In 1994, Illinois State University partnered with Peace Corps and Western Illinois University to establish the first Peace Corps Fellows program in community and economic development in the nation. At that time, the two universities shared the required classes, and Illinois State students could pursue master’s degrees in applied economics or political science. All Fellows’ internships were in rural Illinois.
Gibson arrived on campus from Washington D.C. with a whopping 20 years of experience in international and domestic community development. His professional practice was with the Community and Economic Development Foundation of Ford County. He directed this newly formed public-private partnership in (funnily enough) Gibson City.
After graduating, Gibson went on to several other roles, most recently with the USDA. He spent six years as a rural development specialist; most recently he was branch chief of the Farm Service Agency. Gibson retired in 2017.
In his retirement, Gibson’s original love for handcrafts shines through. He spends much of his time building decks, sheds, gardens, fences, and more for his family and his neighbors. As his wife, Julia, has not yet retired, he manages much of the household work. With an interest in conservation, Gibson also makes his house more energy efficient with insulation and solar panels. He devotes his free time to climate justice education and action. Lastly, he is hiking the Appalachian Trail in stages and has nearly hit the halfway point of the trail’s total of 2,190 miles!
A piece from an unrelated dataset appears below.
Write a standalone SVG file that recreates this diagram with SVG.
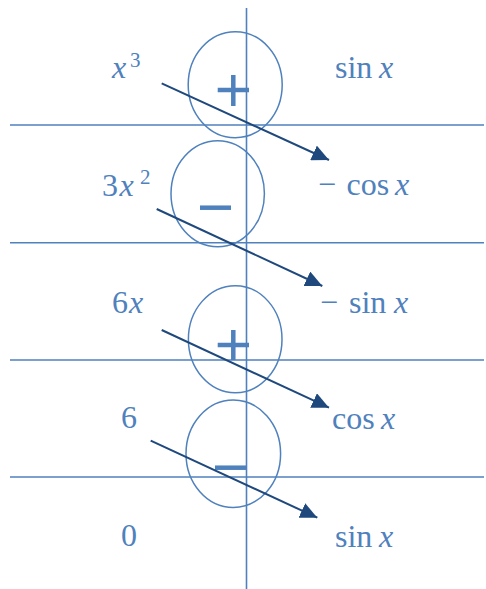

After 25 years, the Stevenson Center retains its commitment to the interdisciplinary Applied Community and Economic Development sequence. In addition to applied economics and political science, Fellows can pursue master’s degrees in anthropology, sociology, and kinesiology and recreation. The Stevenson Center welcomes both returned Peace Corps Volunteers and those who have at least one year of full-time experience in community development or social services through other programs, like AmeriCorps. Today, Fellows’ internships are in all types of communities, in Illinois and in other states. The Stevenson Center also manages the Peace Corps Prep program to help undergraduate students prepare to serve.
Shaylin Quaid is the Stevenson Center’s public relations intern.